OK a bit of a hijack I admit, but this makes it clear why our F and Q are where they are in the alphabet. I’ve heard that Latin dropped the Z and only added it back later expalining why it’s at the end. J is a variant of I so placed there. V and W are variants of U so go after the latter.
But how the heck did G get to where it is in the alphabet.
You do realize that the Greeks don’t call themselves “Greeks,” right? “Ελληνικά” in English is Hellenia, basically “land of the Hellenes.” The Greeks call themselves “Hellenes.” This “Greek” stuff came from the Romans (bloody Romans!) who took the name of one group of Hellenes living in the heel of Italy and applied it to the entire group of people. It would be like calling all dogs “Pit Bulls” because that’s the first dog you saw.

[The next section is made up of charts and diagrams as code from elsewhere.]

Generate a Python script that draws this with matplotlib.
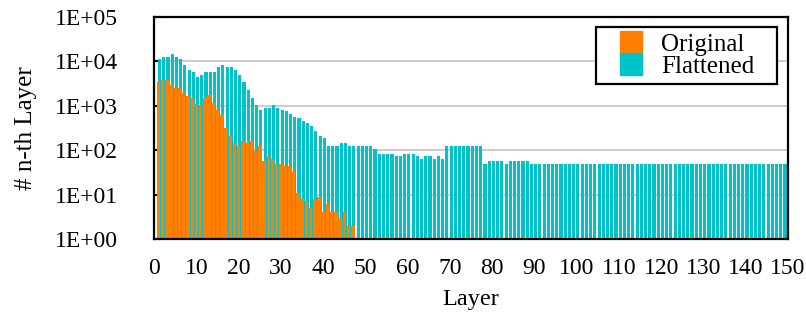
import numpy as np
import matplotlib.pyplot as plt
from matplotlib.lines import Line2D
from matplotlib.ticker import FixedLocator, FixedFormatter, LogLocator, NullFormatter

# layer index 1..150
layers = np.arange(1, 151)

# number of n-th layers, original graph (no bars after layer 47)
original = [3380, 3720, 3720, 2880, 2580, 2580, 1900, 1700, 1470, 1120,
            1040, 1480, 1730, 1150, 800, 615, 310, 205, 144, 123,
            159, 143, 159, 95, 123, 56, 73, 62, 48, 48,
            43, 43, 33, 11, 8, 7, 5, 8, 9, 4,
            6, 4, 4, 3, 4, 2, 2]

# number of n-th layers after flattening
flattened = [11100, 12300, 12300, 14400, 12300, 11100, 8100, 6300, 5660, 4400,
             4900, 5700, 5700, 5700, 7500, 8200, 7500, 7500, 6400, 4900,
             3450, 2270, 1490, 1040, 800, 890, 890, 1040, 880, 800,
             750, 640, 550, 520, 460, 410, 355, 272, 208, 188,
             123, 123, 123, 144, 144, 123, 123, 123, 123, 123,
             123, 105, 81, 81, 81, 81, 74, 74, 81, 81,
             81, 74, 63, 74, 74, 63, 74, 63, 123, 123,
             123, 123, 123, 123, 123, 123, 123, 48, 57, 57,
             57, 57, 48, 57, 57, 57, 57, 57, 48, 48,
             48, 48, 48, 48, 48, 48, 48, 48, 48, 48,
             48, 48, 48, 48, 48, 48, 48, 48, 48, 48,
             48, 48, 48, 48, 48, 48, 48, 48, 48, 48,
             48, 48, 48, 48, 48, 48, 48, 48, 48, 48,
             48, 48, 48, 48, 48, 48, 48, 48, 48, 48,
             48, 48, 48, 48, 48, 48, 48, 48, 48, 48]

yticks = [1, 10, 100, 1000, 10000, 100000]
ytick_labels = ['1E+00', '1E+01', '1E+02', '1E+03', '1E+04', '1E+05']
xticks = np.arange(0, 151, 10)

ORANGE = '#ff7f00'
TEAL = '#00c2c9'

plt.rcParams['font.family'] = ['Liberation Serif', 'DejaVu Serif']
plt.rcParams['font.size'] = 17

fig = plt.figure(figsize=(8.06, 3.2), dpi=100)
ax = fig.add_axes([154 / 806, 81 / 320, 634 / 806, 222 / 320])

# flattened drawn behind, shifted a bit to the right; original in front
ax.bar(layers + 0.3, flattened, width=0.74, color=TEAL, zorder=2)
ax.bar(layers[:len(original)] + 0.05, original, width=0.8, color=ORANGE, zorder=3)

ax.set_yscale('log')
ax.set_ylim(1, 1e5)
ax.set_xlim(0, 150)
ax.yaxis.set_major_locator(FixedLocator(yticks))
ax.yaxis.set_major_formatter(FixedFormatter(ytick_labels))
ax.yaxis.set_minor_locator(LogLocator(base=10, subs=np.arange(2, 10)))
ax.yaxis.set_minor_formatter(NullFormatter())
ax.set_xticks(xticks)

ax.grid(axis='y', which='major', color='#c8c8c8', linewidth=1.3, zorder=0)
ax.grid(axis='y', which='minor', color='#d4d4d4', linestyle=(0, (1, 1.5)), linewidth=0.8, zorder=0)
ax.set_axisbelow(True)

for s in ax.spines.values():
    s.set_linewidth(1.6)
    s.set_color('black')
    s.set_zorder(5)

ax.tick_params(axis='y', which='major', direction='in', length=5, width=1.5, pad=26)
ax.tick_params(axis='y', which='minor', length=0)
ax.tick_params(axis='x', direction='in', length=0, pad=14)

ax.set_xlabel('Layer', fontsize=17.5)
ax.xaxis.set_label_coords(0.5, -0.225)
ax.set_ylabel('# n-th Layer', fontsize=18)
ax.yaxis.set_label_coords(-0.185, 0.5)

handles = [Line2D([], [], linestyle='none', marker='s', markersize=16, color=ORANGE),
           Line2D([], [], linestyle='none', marker='s', markersize=16, color=TEAL)]
leg = ax.legend(handles, ['Original', 'Flattened'], loc='upper left',
                bbox_to_anchor=(0.697, 0.655, 0.2855, 0.3), mode='expand',
                fancybox=False, framealpha=1, edgecolor='black', fontsize=18,
                borderpad=0.25, labelspacing=0.0, handlelength=2.3,
                handletextpad=0.05, borderaxespad=0)
leg.get_frame().set_linewidth(1.6)
leg.set_zorder(6)

fig.savefig('out.png', dpi=100)
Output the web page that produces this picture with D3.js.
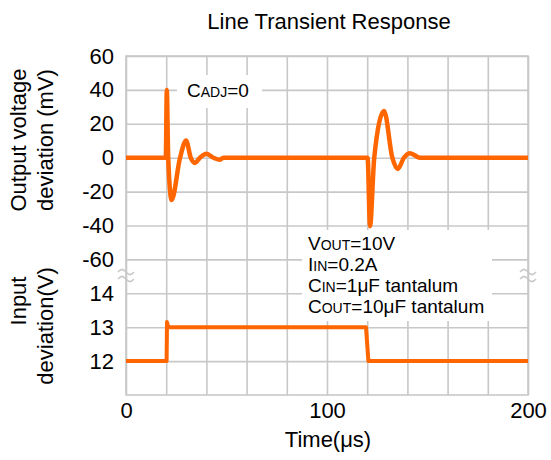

The Romans have a history of doing that. Why do you think the “Germans” call their country “Deutscheland?”
Though you do have a point. One thing that drove me up the wall was the advertisements for “My Big Fat Greek Wedding” with Greek spelled “GRSSK.” How do you pronouce that? My big fat Grssssssk Wedding? I didn’t know that Cobra Commander was Greek.
You probably think Caesar said “Weni, wedi, wici” too.
As to the question of which Greek letters have no Latin counterparts: some letters in the Greek alphabet either divide the functions of one letter into two (the sounds produced by omega and omicron are both in the Latin letter ‘o’, similarly for epsilon and eta and ‘e’) and some letters are the combination of two Latin letters (psi being ‘ps’ and theta being ‘th’).
I think the only one that doesn’t really have any equivalent is chi - being a more throaty sound than English has, resembling, for example, the Hebrew chai.